Any AI governance system worth taking seriously has to answer two structural questions before it answers anything else. The instinct is to answer both the same way: governance lives outside, on dedicated hardware, changeable only by a separate authority. That instinct is right about where the boundary belongs and wrong about where the policy belongs.
Inside the platform that runs the agents, or outside it on independent infrastructure?
The same operators who run the agent workloads, or someone structurally separate from them?
One requirement wants inference inside the cluster. The other wants the governor structurally out of the governed's reach. The cheap resolutions sacrifice one to satisfy the other.
If inference never enters Kubernetes, the model lifecycle never closes. Training, registry, and deployment are all platform-managed — and then the actual inference step runs on hardware outside the platform. The pipeline is half-managed, half-ad-hoc. The MLOps claim can't be made honestly.
The first requirement of any governance system is that the thing being governed can't change the thing governing it. Physical separation on dedicated hardware is the strongest form of that guarantee. Anything weaker is a promise rather than a structure.
"Governance" turns out to be two functions — policy management (the rules, thresholds, and version history) and policy enforcement (the gate that turns a proposed action into a verdict). The winning option is the one that stops treating them as a single thing.
Governance stays on dedicated hardware. Inference inside the cluster routes out to it for every action.
The MLOps pipeline never closes. A network round-trip sits in the hot path, and the cluster is permanently calling an external service to evaluate its own workloads.
Governance becomes a cluster service. GitOps manages it, ArgoCD deploys it, Prometheus observes it.

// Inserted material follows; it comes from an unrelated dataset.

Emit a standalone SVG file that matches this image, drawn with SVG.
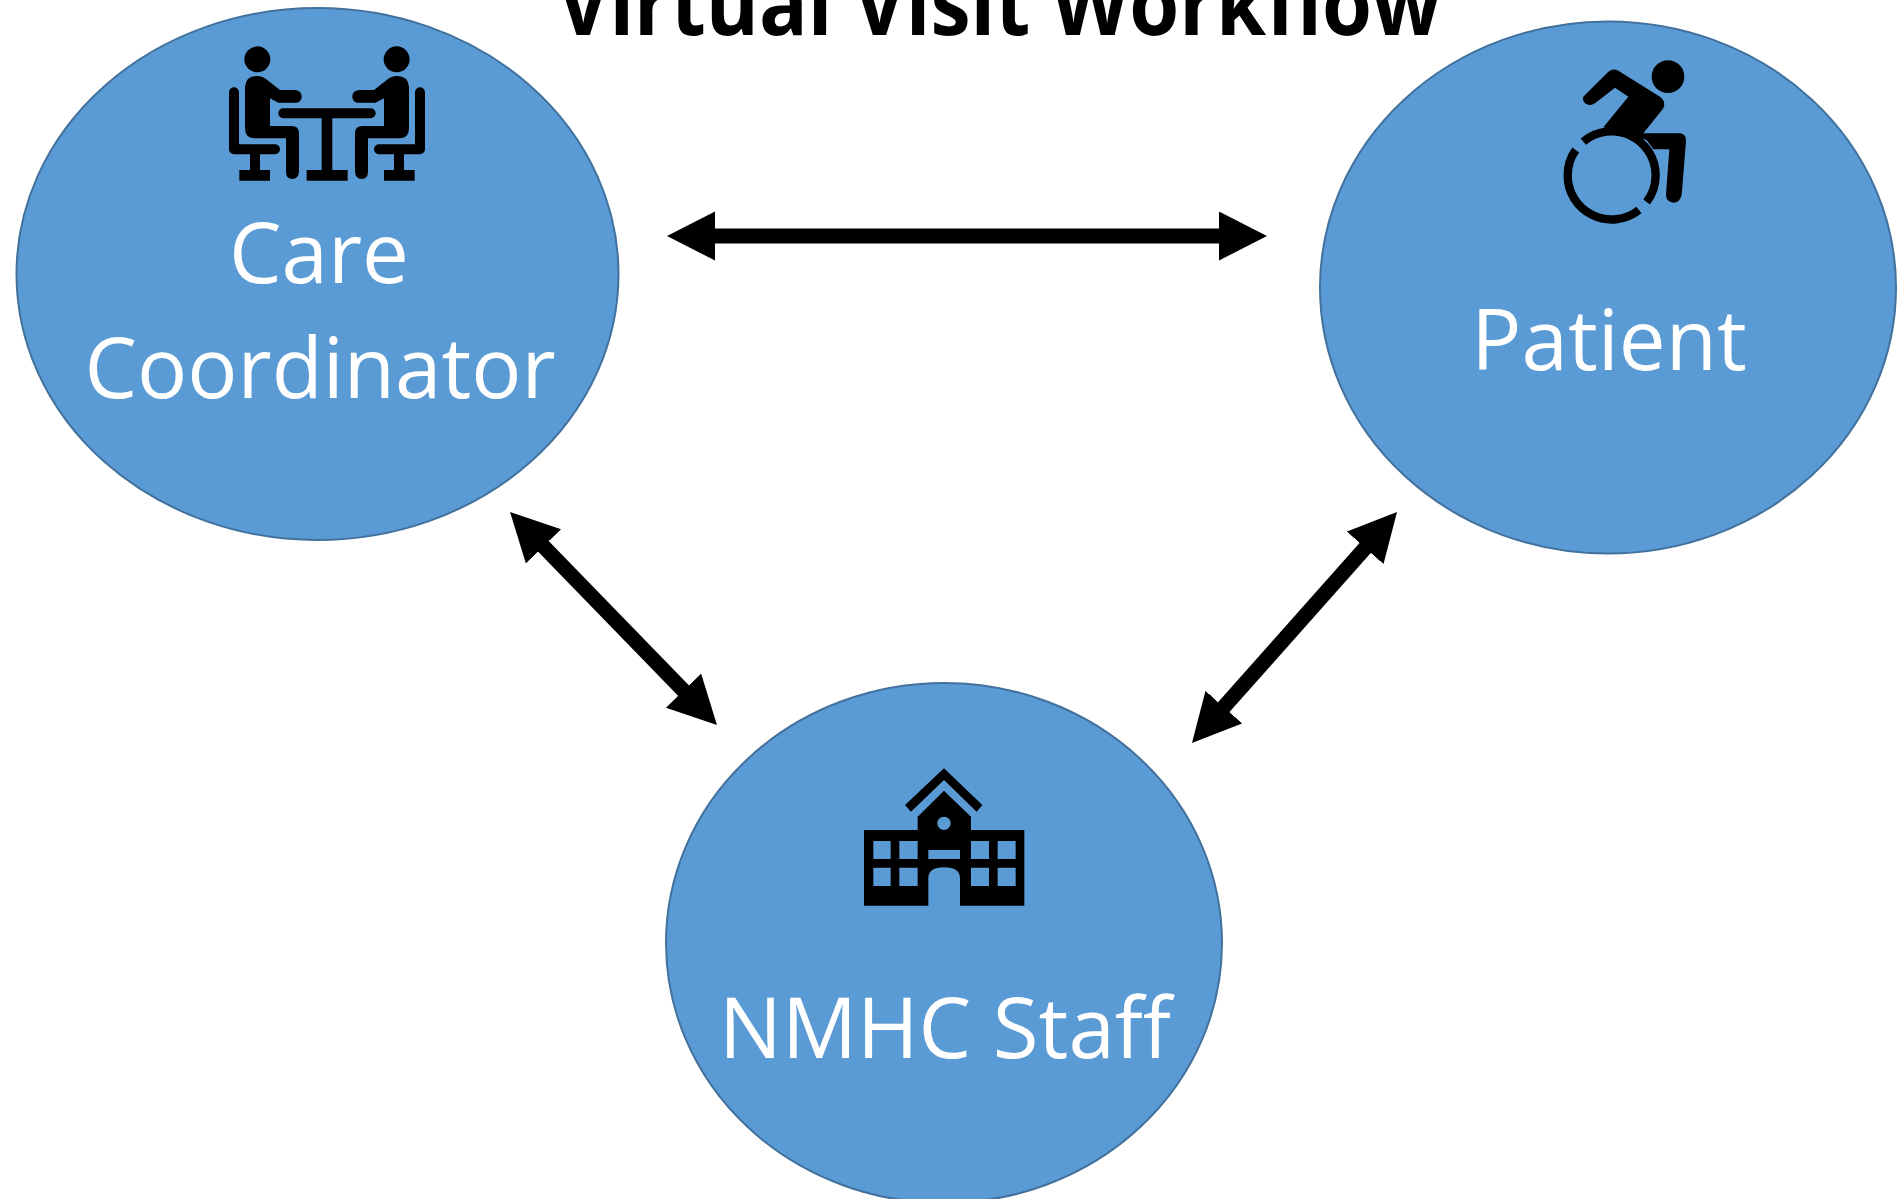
<svg xmlns="http://www.w3.org/2000/svg" width="1901" height="1199" viewBox="0 0 1901 1199">
<style>
.n{fill:#5B9BD5;stroke:#41719C;stroke-width:2}
.l{font-family:"Open Sans","Noto Sans",sans-serif;font-size:83.5px;fill:#fff;text-anchor:middle}
.t{font-family:"Open Sans","Noto Sans",sans-serif;font-size:88px;font-weight:700;fill:#000}
.c{stroke:#000;stroke-width:15;fill:none}
.s{stroke:#000;fill:none;stroke-linecap:round;stroke-linejoin:round}
</style>
<defs>
<marker id="h" markerUnits="userSpaceOnUse" markerWidth="50" markerHeight="50" refX="10" refY="24.5" orient="auto-start-reverse"><path d="M0 0L48 24.5L0 49Z"/></marker>
</defs>
<rect width="1901" height="1199" fill="#fff"/>
<text id="title" class="t" x="557" y="35" textLength="884" lengthAdjust="spacingAndGlyphs">Virtual Visit Workflow</text>
<g id="care-coordinator">
<ellipse class="n" cx="317.5" cy="274" rx="301" ry="266"/>
<g transform="translate(200 30) scale(.3333)">
<g id="person">
<circle cx="172" cy="88" r="39"/>
<path d="M135 170Q138 138 170 138Q187 138 198 147L240 180H285Q305 182 305 200Q305 218 285 218H235L210 205V288H275Q297 288 297 310V425Q295 447 277 447Q258 447 258 425V325H165Q135 325 135 295Z"/>
<path class="s" stroke-width="30" d="M102 187V358H225"/>
<path d="M150 370H180V420H210V452H118V420H150Z"/>
</g>
<use href="#person" transform="matrix(-1 0 0 1 762 0)"/>
<path class="s" stroke-width="30" d="M250 250H512"/>
<path d="M365 260H397V420H443V452H320V420H365Z"/>
</g>
<text class="l" x="319" y="283">Care</text>
<text class="l" x="320" y="398">Coordinator</text>
</g>
<g id="patient">
<ellipse class="n" cx="1608" cy="287.5" rx="288" ry="266"/>
<g transform="translate(1540 40) scale(.3333)">
<circle cx="384" cy="110" r="49"/>
<path d="M135 165L205 95Q222 82 240 95L360 170Q382 185 368 208L310 280H420Q440 282 438 305L425 465Q420 488 400 488Q378 485 378 465L388 328H340L320 300L215 268L190 262L265 170L225 143L165 190Q150 200 135 190Q122 175 135 165Z"/>
<path d="M130 305A132 132 0 0 1 347 406A132 132 0 0 1 320 486M297 510A132 132 0 0 1 83 406A132 132 0 0 1 107 330" fill="none" stroke="#000" stroke-width="25"/>
</g>
<text class="l" x="1609" y="370">Patient</text>
</g>
<g id="nmhc-staff">
<ellipse class="n" cx="944" cy="943" rx="278" ry="260"/>
<g transform="translate(840 750) scale(.3333)">
<path d="M195 165L312 55L427 165L410 185L312 90L213 185Z"/>
<path fill-rule="evenodd" d="M72 240H233V200L312 122L393 200V240H553V467H360V385Q360 352 312 352Q265 352 265 385V467H72ZM100 273V327H152V273ZM178 273V327H233V273ZM100 353V408H152V353ZM178 353V408H233V353ZM393 273V327H447V273ZM473 273V327H527V273ZM393 353V408H447V353ZM473 353V408H527V353ZM265 300V327H360V300ZM292 220A20 20 0 0 0 332 220A20 20 0 0 0 292 220Z"/>
</g>
<text class="l" x="945" y="1058">NMHC Staff</text>
</g>
<g id="connectors">
<line class="c" x1="705" y1="236" x2="1229" y2="236" marker-start="url(#h)" marker-end="url(#h)"/>
<line class="c" x1="536.5" y1="539.2" x2="690.5" y2="697.8" marker-start="url(#h)" marker-end="url(#h)"/>
<line class="c" x1="1371.8" y1="540.4" x2="1217.2" y2="714.6" marker-start="url(#h)" marker-end="url(#h)"/>
</g>
</svg>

Structural separation collapses. Anyone with cluster-admin rights can redeploy the governance layer — so a cluster compromise is a governance compromise.
Recognise that "governance" is two jobs — managing policy and enforcing it — and give each a different home.
Policy management runs inside the cluster, with every operational benefit. Enforcement runs at a boundary the cluster cannot reach. Both stories hold.
Split the governance architecture into two layers with different infrastructure homes. The cluster pushes policy. The boundary applies it. The cluster cannot reach the boundary as a workload.
Rules, risk thresholds, escalation criteria, version history. GitOps-managed, ArgoCD-deployed, Harbor-versioned, observable through the telemetry stack. The Git commit log is the audit trail.
The gate that intercepts each proposed action and issues a verdict. Runs on a separate machine, a different OS, behind a different network boundary. An agent inside K3s cannot modify it.
The argument against putting governance inside the cluster turns on one thing: the governed cannot be able to modify the governor. That is a claim about enforcement, not about where the rules are written down.
The Kyverno precedent: Kyverno's policies live as ordinary resources inside the very cluster they govern. Nobody calls that a separation failure, because the enforcement webhook intercepts requests at a structural boundary before they reach the API server. The rules live inside; the gate sits where the workloads can't reach it. This decision applies the same pattern — with the boundary at an unusually concrete location: a separate physical machine.
Putting policy management on the platform makes governance harder to change ad hoc, not easier. Every policy change becomes a Git commit — reviewed, dry-run against live traffic, promoted through the same pipeline as application config. The audit trail is the commit log. The alerting fires on policy drift. Governance that is unobservable is governance that cannot be improved, and external dedicated hardware is exactly where governance goes unobserved.
Beyond a single deployment, governance cannot run on dedicated external hardware indefinitely — the cost and operational overhead compound until something gives. The pattern that scales is the one this decision implements: policy as a platform service, enforcement at a structural boundary, with a verified channel between them. It is the architecture inside hardware security modules, Kubernetes admission webhooks, and network access control. Most production deployments will eventually move the boundary from a physical machine to a logical equivalent — an attested execution environment, a separately-administered account. The split is the architecture; the boundary's implementation is a deployment detail.
With the split accepted, inference becomes a fully governed, fully schedulable Kubernetes workload. Training, evaluation, registry promotion, inference, observability, governance, and evidence capture all live in one operational environment. The full MLOps architecture →
A new service on worker-02. It owns policy management, versioning, and the routing that connects the inside of the cluster to the enforcement layer outside it. Without it, the split has no inside half.
A defined protocol for pushing policy from cluster to boundary — authenticated and cryptographically signed. The boundary refuses policy it cannot verify came from an authorised source. Anything weaker turns the split back into a trust relationship.
If policy management is unavailable — node down, network partition, upgrade in progress — the boundary needs a safe default. Three candidates: deny all, apply last-known-good, or escalate everything to a human. Fail-closed is the committed default.
The enforcement kernel on the M4 Pro is unchanged. It still evaluates proposed actions and issues verdicts — it now receives policy from the cluster proxy rather than managing it locally. The evaluation logic, the verdict format (ALLOW · DENY · ESCALATE), and the evidence schema are all the same. The audit record still captures the verdict, the policy version that produced it, and the full action context.